We’ve all found ourselves facing a difficult situation in which we don’t want to hurt our friend’s feelings about something minor. We may not want to admit it, but telling white lies is something we’ve all had to do at some point, and we can’t help but wonder whether they serve a higher purpose or they’re just plain deceitful.
The technical term for white lies is “prosocial deception,” which may sound a big deal, but studies show that people generally tell these little white lies several times every day in order to avoid confrontation or maintain pleasant relationships.
Recent studies have actually shown that people who are compassionate are the ones who tend to tell white lies.
In the Journal of Experimental Psychology: General, a study was published last month showing that there are two types of white lies: ones to prevent emotional damage and ones to promote positive outcomes for other people around you.
Over three different studies, researchers found the same results: people who are compassionate are telling more white lies, and that’s largely because they don’t want to hurt the other person’s feelings.

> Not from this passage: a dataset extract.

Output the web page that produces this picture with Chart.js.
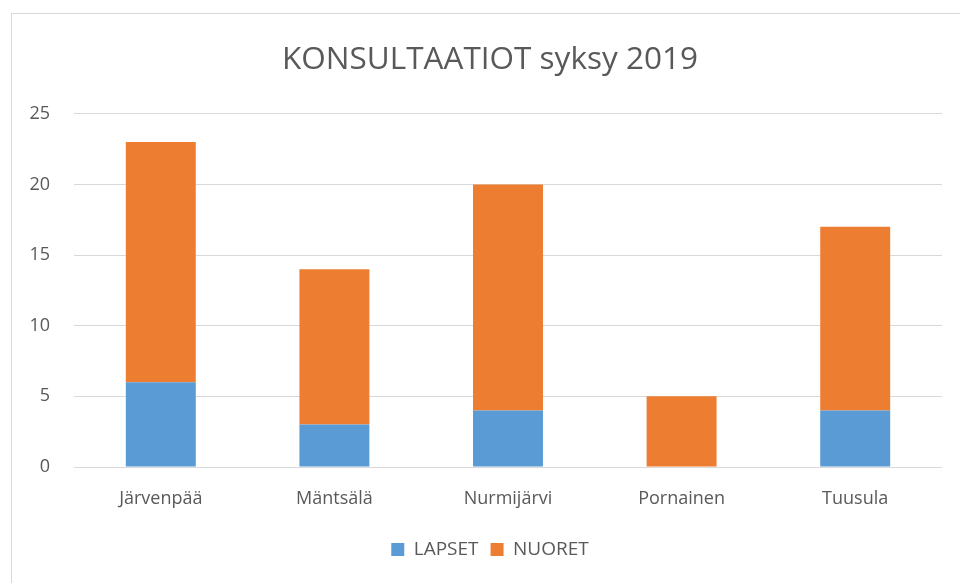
<!DOCTYPE html>
<html>
<head>
<meta charset="utf-8">
<script src="https://cdn.jsdelivr.net/npm/chart.js@4"></script>
<style>
  html, body { margin: 0; padding: 0; background: #fff; }
  #wrap { position: relative; width: 960px; height: 583px; }
  #frame { position: absolute; left: 11px; top: 13px; width: 1000px; height: 700px; border: 1px solid #d9d9d9; box-sizing: border-box; }
  canvas { position: absolute; left: 0; top: 0; }
</style>
</head>
<body>
<div id="wrap">
  <div id="frame"></div>
  <canvas id="barChart" width="960" height="583"></canvas>
</div>
<script>
var categories = ['Järvenpää', 'Mäntsälä', 'Nurmijärvi', 'Pornainen', 'Tuusula'];
var lapset = [6, 3, 4, 0, 4];
var nuoret = [17, 11, 16, 5, 13];
var yTicks = [0, 5, 10, 15, 20, 25];

var fontFamily = "'Open Sans', 'Liberation Sans', sans-serif";
var textColor = '#595959';

var ctx = document.getElementById('barChart').getContext('2d');
var barChart = new Chart(ctx, {
    type: 'bar',
    data: {
        labels: categories,
        datasets: [
            {
                label: 'LAPSET',
                data: lapset,
                backgroundColor: '#5b9bd5',
                categoryPercentage: 1,
                barPercentage: 0.403
            },
            {
                label: 'NUORET',
                data: nuoret,
                backgroundColor: '#ed7d31',
                categoryPercentage: 1,
                barPercentage: 0.403
            }
        ]
    },
    options: {
        responsive: false,
        animation: false,
        layout: { padding: { left: 20, right: 0, top: 0, bottom: 14 } },
        plugins: {
            title: {
                display: true,
                text: 'KONSULTAATIOT syksy 2019',
                color: textColor,
                font: { family: fontFamily, size: 31.5, weight: 'normal' },
                padding: { top: 41, bottom: 35 }
            },
            legend: {
                position: 'bottom',
                labels: {
                    color: textColor,
                    font: { family: fontFamily, size: 19 },
                    boxWidth: 13,
                    boxHeight: 13,
                    padding: 12
                }
            },
            tooltip: { enabled: false }
        },
        scales: {
            x: {
                stacked: true,
                grid: { display: false },
                border: { display: false },
                ticks: { color: textColor, font: { family: fontFamily, size: 18 }, padding: 13 },
                afterFit: function (scale) { scale.height = 61; }
            },
            y: {
                stacked: true,
                min: 0,
                max: 25,
                afterBuildTicks: function (scale) {
                    scale.ticks = yTicks.map(function (v) { return { value: v }; });
                },
                grid: { color: '#d9d9d9', lineWidth: 1, drawTicks: false },
                border: { display: false },
                ticks: { color: textColor, font: { family: fontFamily, size: 18 }, padding: 24 },
                afterFit: function (scale) { scale.width = 54; }
            },
            yRight: {
                position: 'right',
                display: true,
                grid: { display: false },
                border: { display: false },
                ticks: { display: false },
                afterFit: function (scale) { scale.width = 18; }
            }
        }
    }
});
</script>
</body>
</html>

This doesn’t mean you should try to tell more white lies in your life in order to cultivate compassion, though.
White lies can hurt people if they’re not told responsibly. They can give false confidence and maybe even deter people from achieving what they’re really going for.
Experts who worked on these studies recommend you be honest and kind whenever you can and make sure you’re not being manipulative. But it’s totally ok to tell a “well-intended lie” if it doesn’t have long-term consequences.